Most whole-house systems use carbon and KDF media to remove chlorine, sediment, rust, and a broad range of organic contaminants that affect taste and smell, at every tap in the home. They are not all certified to remove lead or PFAS, so check the NSF/ANSI rating against the specific contaminants in your water before buying.
They solve different problems. A pitcher cleans drinking water at one spot, while a whole-house filter treats showers, baths, and laundry too, which matters most for chlorine on skin and hair. Many households run both: a whole-house carbon system for everything, plus a point-of-use filter certified to NSF 53 or 58 at the kitchen tap for lead and PFAS.
It can be. A single cartridge set replaces thousands of single-use plastic bottles over its life, and salt-free conditioners avoid the brine discharge that traditional water softeners send down the drain. The greenest setup pairs a long-life whole-house filter with a reusable bottle and a tap filter, cutting bottled water entirely.
Compact 2-stage and 3-stage cartridge systems are doable for a confident DIYer with basic plumbing skills, since they connect to the main line with standard fittings. Larger tank-based systems like the Aquasana Rhino are usually worth hiring a plumber for, especially if you need to add a shutoff or bypass valve.
It depends on capacity and your water quality. Compact 2-stage cartridges may need changing every few months, mid-size 3-stage cartridges typically last 6 to 12 months, and large tank systems like the Rhino can run several years before the main media is replaced. Sediment pre-filters always change more often than the main stage.

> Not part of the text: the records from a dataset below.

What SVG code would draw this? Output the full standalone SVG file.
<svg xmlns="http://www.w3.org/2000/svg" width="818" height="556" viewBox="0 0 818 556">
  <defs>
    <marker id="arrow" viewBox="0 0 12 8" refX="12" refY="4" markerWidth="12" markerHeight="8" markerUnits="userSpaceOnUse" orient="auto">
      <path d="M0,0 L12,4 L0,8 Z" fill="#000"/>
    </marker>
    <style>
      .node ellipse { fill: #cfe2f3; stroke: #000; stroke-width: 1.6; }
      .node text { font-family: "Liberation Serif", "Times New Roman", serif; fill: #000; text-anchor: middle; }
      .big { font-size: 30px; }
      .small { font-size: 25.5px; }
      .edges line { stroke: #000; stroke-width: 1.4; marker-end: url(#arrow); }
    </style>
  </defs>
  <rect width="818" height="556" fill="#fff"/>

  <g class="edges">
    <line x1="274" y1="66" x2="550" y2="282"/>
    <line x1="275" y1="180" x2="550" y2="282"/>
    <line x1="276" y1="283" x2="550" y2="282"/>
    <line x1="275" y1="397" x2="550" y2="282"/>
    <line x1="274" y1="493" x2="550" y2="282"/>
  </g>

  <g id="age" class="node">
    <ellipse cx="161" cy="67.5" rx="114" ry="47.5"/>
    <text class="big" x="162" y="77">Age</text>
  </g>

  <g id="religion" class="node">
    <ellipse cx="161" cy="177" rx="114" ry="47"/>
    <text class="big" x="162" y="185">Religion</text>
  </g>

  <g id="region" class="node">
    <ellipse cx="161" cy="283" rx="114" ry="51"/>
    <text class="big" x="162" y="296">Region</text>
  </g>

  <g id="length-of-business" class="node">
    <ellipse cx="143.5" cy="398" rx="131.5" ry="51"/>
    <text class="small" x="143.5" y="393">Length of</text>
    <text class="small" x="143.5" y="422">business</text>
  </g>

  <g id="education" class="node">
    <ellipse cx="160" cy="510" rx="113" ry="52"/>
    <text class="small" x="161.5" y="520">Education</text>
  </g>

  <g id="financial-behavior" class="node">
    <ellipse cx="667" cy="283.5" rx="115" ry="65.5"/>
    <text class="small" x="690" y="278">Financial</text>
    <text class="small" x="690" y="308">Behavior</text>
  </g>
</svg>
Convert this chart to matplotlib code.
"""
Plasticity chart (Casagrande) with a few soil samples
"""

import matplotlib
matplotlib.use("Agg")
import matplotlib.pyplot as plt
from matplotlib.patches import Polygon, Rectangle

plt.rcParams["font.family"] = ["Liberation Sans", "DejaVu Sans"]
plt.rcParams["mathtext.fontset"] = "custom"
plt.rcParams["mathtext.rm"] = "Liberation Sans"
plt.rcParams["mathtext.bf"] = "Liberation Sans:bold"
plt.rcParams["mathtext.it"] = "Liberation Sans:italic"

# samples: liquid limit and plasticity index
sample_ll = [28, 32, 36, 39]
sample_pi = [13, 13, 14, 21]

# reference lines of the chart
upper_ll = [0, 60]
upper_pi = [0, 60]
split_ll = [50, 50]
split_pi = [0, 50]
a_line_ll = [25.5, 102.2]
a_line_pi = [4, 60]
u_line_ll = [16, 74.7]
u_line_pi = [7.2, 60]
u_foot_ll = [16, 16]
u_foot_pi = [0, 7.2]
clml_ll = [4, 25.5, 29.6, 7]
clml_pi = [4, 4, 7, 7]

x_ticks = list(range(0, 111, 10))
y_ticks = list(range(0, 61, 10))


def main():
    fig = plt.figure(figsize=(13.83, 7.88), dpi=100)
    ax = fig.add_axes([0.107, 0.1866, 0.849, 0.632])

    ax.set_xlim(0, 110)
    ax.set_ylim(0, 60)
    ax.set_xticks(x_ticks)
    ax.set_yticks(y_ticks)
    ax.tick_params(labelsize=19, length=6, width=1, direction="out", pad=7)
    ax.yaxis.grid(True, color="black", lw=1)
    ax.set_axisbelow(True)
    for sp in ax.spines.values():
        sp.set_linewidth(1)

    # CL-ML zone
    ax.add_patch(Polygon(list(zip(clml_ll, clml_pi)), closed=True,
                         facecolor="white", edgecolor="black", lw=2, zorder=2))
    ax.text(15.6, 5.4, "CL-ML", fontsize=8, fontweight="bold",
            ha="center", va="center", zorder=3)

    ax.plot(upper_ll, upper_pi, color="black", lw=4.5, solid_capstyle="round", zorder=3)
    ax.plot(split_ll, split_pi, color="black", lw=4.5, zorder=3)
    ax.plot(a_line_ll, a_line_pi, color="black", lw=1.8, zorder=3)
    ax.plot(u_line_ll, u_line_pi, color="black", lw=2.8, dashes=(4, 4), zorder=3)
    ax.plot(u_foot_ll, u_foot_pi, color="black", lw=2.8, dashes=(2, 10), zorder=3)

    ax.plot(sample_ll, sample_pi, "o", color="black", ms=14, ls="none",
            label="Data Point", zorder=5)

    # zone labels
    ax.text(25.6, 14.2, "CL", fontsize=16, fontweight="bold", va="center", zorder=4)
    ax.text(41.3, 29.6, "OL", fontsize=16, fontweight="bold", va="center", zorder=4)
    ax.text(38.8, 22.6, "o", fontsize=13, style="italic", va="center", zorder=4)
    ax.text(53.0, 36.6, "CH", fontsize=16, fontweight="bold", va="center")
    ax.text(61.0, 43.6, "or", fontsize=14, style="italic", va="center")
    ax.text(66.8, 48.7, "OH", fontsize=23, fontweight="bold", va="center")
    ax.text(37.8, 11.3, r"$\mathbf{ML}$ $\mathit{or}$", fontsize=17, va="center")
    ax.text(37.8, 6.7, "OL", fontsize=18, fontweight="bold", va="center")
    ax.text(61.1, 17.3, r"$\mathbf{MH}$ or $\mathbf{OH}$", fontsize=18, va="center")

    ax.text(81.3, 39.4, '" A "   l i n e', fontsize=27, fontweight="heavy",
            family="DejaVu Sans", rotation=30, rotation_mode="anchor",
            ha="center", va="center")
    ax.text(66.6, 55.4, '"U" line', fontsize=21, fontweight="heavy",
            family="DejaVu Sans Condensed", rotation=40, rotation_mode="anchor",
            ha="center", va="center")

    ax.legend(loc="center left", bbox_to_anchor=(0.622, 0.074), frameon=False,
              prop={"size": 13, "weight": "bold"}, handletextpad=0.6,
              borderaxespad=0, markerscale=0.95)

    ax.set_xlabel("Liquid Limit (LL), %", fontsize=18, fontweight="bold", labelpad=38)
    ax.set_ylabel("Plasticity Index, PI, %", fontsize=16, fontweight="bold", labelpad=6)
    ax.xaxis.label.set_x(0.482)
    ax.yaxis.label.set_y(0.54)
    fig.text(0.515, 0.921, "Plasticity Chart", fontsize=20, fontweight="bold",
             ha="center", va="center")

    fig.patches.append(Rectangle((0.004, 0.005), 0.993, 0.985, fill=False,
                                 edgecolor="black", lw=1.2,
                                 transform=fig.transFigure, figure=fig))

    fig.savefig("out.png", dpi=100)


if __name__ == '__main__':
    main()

Here is the part the filter brands will not put on the box: the system only helps if you actually maintain it. A whole-house filter with a cartridge three years past due is just an expensive pipe. Test your water, buy for what is actually in it, and put the next cartridge change in your calendar the day you install it. That last step is the one that separates clean water from good intentions.